Records shown:

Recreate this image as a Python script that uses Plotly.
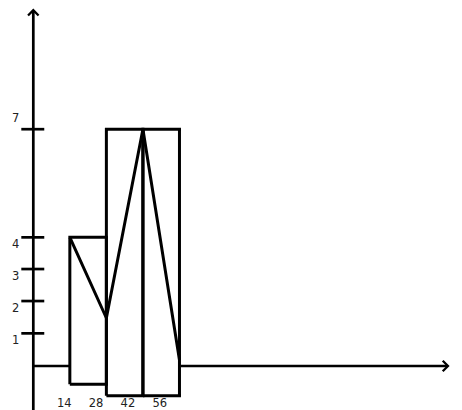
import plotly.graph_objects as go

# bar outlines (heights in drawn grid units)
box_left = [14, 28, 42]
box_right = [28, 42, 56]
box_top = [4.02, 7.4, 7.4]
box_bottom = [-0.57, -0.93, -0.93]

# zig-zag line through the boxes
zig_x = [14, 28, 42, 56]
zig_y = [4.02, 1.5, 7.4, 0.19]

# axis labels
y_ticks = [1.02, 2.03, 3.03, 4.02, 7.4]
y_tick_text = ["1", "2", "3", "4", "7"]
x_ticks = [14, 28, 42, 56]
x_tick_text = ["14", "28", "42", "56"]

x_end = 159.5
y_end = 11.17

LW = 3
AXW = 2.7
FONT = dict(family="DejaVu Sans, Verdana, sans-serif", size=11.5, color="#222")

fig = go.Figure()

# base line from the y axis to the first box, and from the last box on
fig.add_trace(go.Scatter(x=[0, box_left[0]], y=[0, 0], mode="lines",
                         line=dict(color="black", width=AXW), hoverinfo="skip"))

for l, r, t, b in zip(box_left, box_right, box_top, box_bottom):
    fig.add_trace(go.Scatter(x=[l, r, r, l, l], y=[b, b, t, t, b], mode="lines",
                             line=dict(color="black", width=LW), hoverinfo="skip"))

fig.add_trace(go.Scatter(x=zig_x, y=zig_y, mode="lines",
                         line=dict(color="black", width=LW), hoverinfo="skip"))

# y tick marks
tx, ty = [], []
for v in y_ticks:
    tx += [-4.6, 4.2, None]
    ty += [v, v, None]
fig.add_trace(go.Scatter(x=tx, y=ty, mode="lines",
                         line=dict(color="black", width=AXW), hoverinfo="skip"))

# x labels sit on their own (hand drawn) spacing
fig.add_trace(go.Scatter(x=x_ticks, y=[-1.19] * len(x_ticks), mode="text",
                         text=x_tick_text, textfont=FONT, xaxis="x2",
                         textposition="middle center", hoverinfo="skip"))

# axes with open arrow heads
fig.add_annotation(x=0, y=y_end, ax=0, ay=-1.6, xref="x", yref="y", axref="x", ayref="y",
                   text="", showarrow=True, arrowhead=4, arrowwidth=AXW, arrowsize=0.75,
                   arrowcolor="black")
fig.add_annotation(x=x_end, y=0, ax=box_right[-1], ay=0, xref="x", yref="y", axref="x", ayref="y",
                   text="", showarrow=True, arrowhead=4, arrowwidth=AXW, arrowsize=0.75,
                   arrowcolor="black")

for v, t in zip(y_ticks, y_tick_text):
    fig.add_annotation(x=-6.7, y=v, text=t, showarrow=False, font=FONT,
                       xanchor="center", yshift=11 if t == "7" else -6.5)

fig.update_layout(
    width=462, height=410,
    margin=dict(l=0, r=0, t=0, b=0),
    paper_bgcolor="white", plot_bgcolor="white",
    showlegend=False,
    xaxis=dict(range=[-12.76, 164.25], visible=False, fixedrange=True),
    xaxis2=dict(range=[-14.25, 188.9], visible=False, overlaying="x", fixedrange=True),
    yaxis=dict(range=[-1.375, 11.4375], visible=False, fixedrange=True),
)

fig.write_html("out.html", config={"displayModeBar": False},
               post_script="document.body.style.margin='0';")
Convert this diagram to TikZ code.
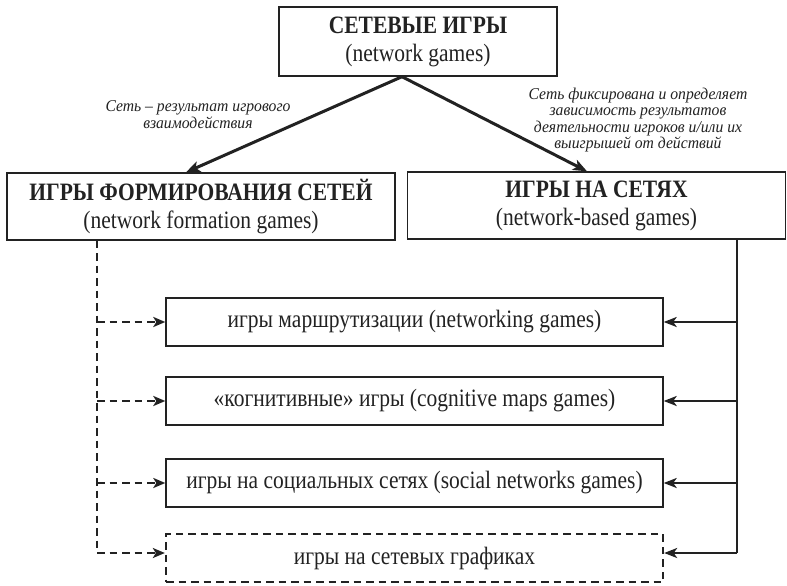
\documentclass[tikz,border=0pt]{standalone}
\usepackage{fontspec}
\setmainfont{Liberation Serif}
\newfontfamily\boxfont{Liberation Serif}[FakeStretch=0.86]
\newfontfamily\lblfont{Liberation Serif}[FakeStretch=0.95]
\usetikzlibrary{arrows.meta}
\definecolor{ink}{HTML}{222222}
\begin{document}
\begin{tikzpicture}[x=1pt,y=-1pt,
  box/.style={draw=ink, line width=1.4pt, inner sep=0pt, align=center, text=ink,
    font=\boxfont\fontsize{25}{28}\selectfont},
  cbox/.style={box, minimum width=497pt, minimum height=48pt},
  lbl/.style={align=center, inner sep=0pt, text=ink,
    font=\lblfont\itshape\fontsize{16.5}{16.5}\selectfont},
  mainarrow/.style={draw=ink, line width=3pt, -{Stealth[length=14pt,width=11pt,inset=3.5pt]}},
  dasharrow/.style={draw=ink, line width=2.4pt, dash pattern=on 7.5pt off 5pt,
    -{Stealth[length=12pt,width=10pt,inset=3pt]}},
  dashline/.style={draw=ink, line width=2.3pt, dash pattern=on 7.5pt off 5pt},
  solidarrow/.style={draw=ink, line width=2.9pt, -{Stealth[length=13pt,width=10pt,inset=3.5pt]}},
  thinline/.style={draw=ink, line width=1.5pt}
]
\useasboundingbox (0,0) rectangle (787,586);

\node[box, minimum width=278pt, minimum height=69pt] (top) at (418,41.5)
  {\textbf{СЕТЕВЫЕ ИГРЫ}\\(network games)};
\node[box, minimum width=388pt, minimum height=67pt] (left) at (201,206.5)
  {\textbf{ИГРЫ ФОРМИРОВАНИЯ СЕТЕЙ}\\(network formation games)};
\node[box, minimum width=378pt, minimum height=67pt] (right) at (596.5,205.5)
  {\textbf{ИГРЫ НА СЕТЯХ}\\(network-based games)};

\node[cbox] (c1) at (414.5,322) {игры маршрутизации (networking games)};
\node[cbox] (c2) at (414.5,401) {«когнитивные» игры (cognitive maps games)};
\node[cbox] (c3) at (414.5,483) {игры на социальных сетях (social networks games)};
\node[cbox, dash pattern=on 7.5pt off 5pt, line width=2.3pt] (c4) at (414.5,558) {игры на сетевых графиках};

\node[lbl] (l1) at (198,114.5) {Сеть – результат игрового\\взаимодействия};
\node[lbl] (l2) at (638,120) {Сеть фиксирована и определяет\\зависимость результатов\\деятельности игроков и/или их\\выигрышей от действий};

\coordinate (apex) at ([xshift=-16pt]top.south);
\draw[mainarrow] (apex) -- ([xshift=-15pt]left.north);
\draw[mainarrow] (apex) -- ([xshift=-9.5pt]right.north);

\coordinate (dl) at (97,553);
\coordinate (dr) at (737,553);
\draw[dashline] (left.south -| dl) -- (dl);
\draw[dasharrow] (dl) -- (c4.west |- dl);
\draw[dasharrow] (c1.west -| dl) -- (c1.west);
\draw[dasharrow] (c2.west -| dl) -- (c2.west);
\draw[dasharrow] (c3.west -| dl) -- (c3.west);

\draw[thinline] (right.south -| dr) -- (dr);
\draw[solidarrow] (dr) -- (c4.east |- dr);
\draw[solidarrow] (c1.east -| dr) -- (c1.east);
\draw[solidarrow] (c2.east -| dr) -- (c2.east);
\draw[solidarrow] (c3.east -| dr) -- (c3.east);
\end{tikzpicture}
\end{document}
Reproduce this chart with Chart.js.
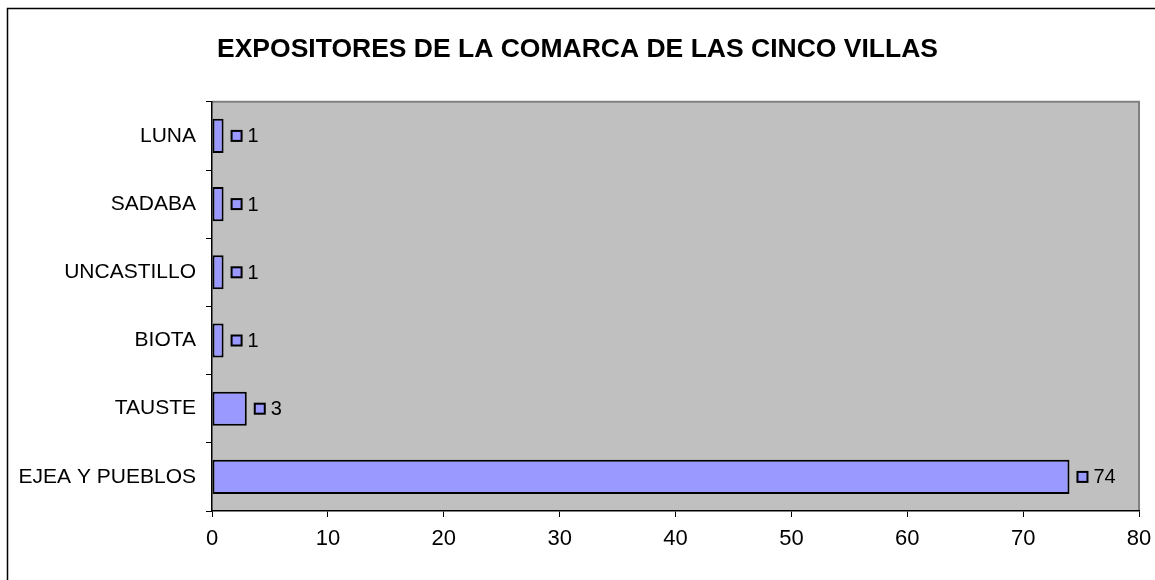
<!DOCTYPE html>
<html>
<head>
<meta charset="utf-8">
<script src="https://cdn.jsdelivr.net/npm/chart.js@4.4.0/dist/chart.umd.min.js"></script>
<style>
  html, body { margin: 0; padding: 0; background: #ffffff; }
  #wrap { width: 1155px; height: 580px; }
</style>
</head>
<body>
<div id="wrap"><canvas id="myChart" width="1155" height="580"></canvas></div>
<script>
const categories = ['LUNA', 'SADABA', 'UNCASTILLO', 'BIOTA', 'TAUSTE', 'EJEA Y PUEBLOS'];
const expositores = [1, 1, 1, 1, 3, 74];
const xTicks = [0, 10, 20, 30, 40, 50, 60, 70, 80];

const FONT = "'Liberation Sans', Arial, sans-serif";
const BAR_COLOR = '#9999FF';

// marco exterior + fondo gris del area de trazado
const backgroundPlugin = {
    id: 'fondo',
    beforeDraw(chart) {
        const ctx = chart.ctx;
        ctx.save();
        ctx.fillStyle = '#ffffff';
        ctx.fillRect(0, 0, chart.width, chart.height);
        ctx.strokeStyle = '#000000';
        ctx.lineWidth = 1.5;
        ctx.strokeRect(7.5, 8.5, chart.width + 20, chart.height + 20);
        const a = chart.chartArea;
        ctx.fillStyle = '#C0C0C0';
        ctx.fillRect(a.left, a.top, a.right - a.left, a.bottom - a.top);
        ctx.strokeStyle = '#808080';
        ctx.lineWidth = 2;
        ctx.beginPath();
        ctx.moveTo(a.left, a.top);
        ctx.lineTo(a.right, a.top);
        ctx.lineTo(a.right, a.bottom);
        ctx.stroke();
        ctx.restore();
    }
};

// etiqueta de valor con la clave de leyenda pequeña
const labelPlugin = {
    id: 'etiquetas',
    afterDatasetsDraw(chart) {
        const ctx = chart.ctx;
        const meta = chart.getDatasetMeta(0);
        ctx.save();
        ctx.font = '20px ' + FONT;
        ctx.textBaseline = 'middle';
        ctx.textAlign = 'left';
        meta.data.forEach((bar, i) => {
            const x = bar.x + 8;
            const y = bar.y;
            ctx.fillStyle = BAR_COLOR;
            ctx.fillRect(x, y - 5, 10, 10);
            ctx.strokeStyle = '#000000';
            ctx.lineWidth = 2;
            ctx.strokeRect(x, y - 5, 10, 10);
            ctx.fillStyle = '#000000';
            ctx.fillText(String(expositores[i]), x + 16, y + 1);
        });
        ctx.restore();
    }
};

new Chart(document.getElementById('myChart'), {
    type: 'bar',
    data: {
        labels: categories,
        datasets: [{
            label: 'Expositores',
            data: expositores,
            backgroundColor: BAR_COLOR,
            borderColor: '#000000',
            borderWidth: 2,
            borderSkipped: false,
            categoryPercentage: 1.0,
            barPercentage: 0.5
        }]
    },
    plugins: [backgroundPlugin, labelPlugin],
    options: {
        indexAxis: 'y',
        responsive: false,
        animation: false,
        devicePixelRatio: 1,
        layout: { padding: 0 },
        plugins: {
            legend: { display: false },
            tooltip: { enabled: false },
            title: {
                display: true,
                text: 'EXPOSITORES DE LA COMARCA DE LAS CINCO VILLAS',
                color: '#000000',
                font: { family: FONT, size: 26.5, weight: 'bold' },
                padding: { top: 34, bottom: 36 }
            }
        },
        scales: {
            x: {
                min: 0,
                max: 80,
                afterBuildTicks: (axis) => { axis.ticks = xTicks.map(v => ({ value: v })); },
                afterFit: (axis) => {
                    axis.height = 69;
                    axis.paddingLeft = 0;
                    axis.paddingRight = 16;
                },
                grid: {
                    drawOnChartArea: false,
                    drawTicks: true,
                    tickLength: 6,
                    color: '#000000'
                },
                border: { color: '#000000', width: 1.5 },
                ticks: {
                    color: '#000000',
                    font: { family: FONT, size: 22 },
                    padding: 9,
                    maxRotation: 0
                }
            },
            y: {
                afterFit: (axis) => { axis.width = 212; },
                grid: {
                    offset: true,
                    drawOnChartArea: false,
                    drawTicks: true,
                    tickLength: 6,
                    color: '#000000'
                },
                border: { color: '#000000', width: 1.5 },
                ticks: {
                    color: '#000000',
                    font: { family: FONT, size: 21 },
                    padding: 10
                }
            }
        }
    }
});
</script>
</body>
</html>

Requirement: Repeat exactly and only the lines from the start of the data above through the line that holds "y_end = 11.17", inclusive. Pictures do not belong in the copy.

Finished task:
Recreate this image as a Python script that uses Plotly.
import plotly.graph_objects as go

# bar outlines (heights in drawn grid units)
box_left = [14, 28, 42]
box_right = [28, 42, 56]
box_top = [4.02, 7.4, 7.4]
box_bottom = [-0.57, -0.93, -0.93]

# zig-zag line through the boxes
zig_x = [14, 28, 42, 56]
zig_y = [4.02, 1.5, 7.4, 0.19]

# axis labels
y_ticks = [1.02, 2.03, 3.03, 4.02, 7.4]
y_tick_text = ["1", "2", "3", "4", "7"]
x_ticks = [14, 28, 42, 56]
x_tick_text = ["14", "28", "42", "56"]

x_end = 159.5
y_end = 11.17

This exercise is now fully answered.